If, for instance, the value $w_{12}$ (i.e., query 1 is most similar to key 2) is high, the value of $x’_1$ is more influenced by the vector $v_2$.

The calculation of attention weights using the self-attention mechanism can be summarized in the following figure - Self Attention Mechanism

Self Attention Mechanism

Interpretation of query, key and value

The attention process can indeed be likened to a retrieval process, and the terminology of query, key, and value is directly related to retrieval systems. For example, let’s imagine using the Amazon shopping website as an analogy: when you search for a product (query), the query is matched to keys such as product title, category, and so on, associated with each candidate product available in Amazon’s database. The best-matched products (values) are then presented to you.

As we’ve previously discussed, $w_{ij} \in W$ represents the similarity value between the query $i$ ($q_i$) and the key $j$ ($k_j$). The values of $w_{ji}$ are normalized and scaled so that the sum $\sum_{j = 1}^n w_{ij} = 1$. In other words, for a given query, the set of all similarity values for all the keys forms a probability distribution.

When $w_i$ is set to be a one-hot vector with the $j^{th}$ value set to one, we obtain a single retrieved vector ($v_2$) as the output for the $i^{th}$ row of $X’$. The self-attention mechanism relaxes this constraint because $w_i$ is a smooth probability distribution of similarity values over the keys (videos) for a given query. This results in an equivalent to a ranked recommendation of videos from the database for a given query.

Multi-Head Attention -

In the previous section, we calculated the scaled dot product attention using a single set of query, keys, and values. However, in practice, multiple sets of these parameters are preferred, with each set creating its own attention head. The primary reason for this architectural choice is that each attention head has its own set of weights and can focus on a different aspect of similarity.
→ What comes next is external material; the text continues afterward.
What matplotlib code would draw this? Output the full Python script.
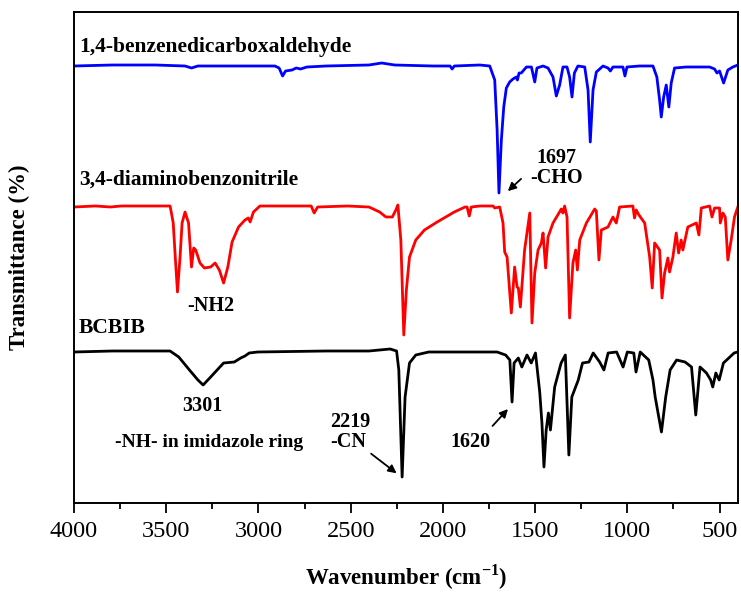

For each set of (Q, K, V), a self-attention routine is performed independently by each attention head. The self-attention outputs from each head are then concatenated into a single vector, and this concatenated vector is typically projected to a smaller or larger vector dimension using a linear layer.

Multihead Attention

Multihead Attention Mechanism

Interpretation of Multi-Head Attention mechanism

While a single self-attention mechanism calculates the similarity scores between the query and key values, we may need multiple such mechanisms (heads) to capture various aspects of similarity scores.

Let’s revisit our video recommendation system scenario. Suppose we have rich information about video titles, including details like the creator, topic, demographic it is popular in, etc., and all this information is embedded in our vector representations. Now, when we query a video title to find similar videos, the multi-head attention mechanism will consider video similarity across multiple dimensions. As a result, it will recommend video titles that are not only similar in content but also viewed by a similar demographic and created by similar creators. This multi-dimensional approach enhances the recommendation system’s ability to provide more relevant and personalized video suggestions.

Hence, we see how the self-attention mechanism, used in conjunction with transformer models [1], is an important tool that assists us in various use cases [2][3] such as machine reading, abstractive summarization, or image description generation.

References -

1. Ashish Vaswani, Noam Shazeer, Niki Parmar, Jakob Uszkoreit, Llion Jones, Aidan N. Gomez, Lukasz Kaiser, & Illia Polosukhin. (2023). Attention Is All You Need.

2. Minh-Thang Luong, Hieu Pham, & Christopher D. Manning (2015). Effective Approaches to Attention-based Neural Machine Translation_. CoRR, abs/1508.04025._

3. Liu, Y.T., Li, Y.J., Yang, F.E., Chen, S.F., & Wang, Y.C. (2019). Learning Hierarchical Self-Attention for Video Summarization. In 2019 IEEE International Conference on Image Processing (ICIP) (pp. 3377-3381).

4. R. Sharma, S. Palaskar, A. W. Black and F. Metze, “End-to-End Speech Summarization Using Restricted Self-Attention,” ICASSP 2022 - 2022 IEEE International Conference on Acoustics, Speech and Signal Processing (ICASSP), Singapore, Singapore, 2022, pp. 8072-8076, doi: 10.1109/ICASSP43922.2022.9747320.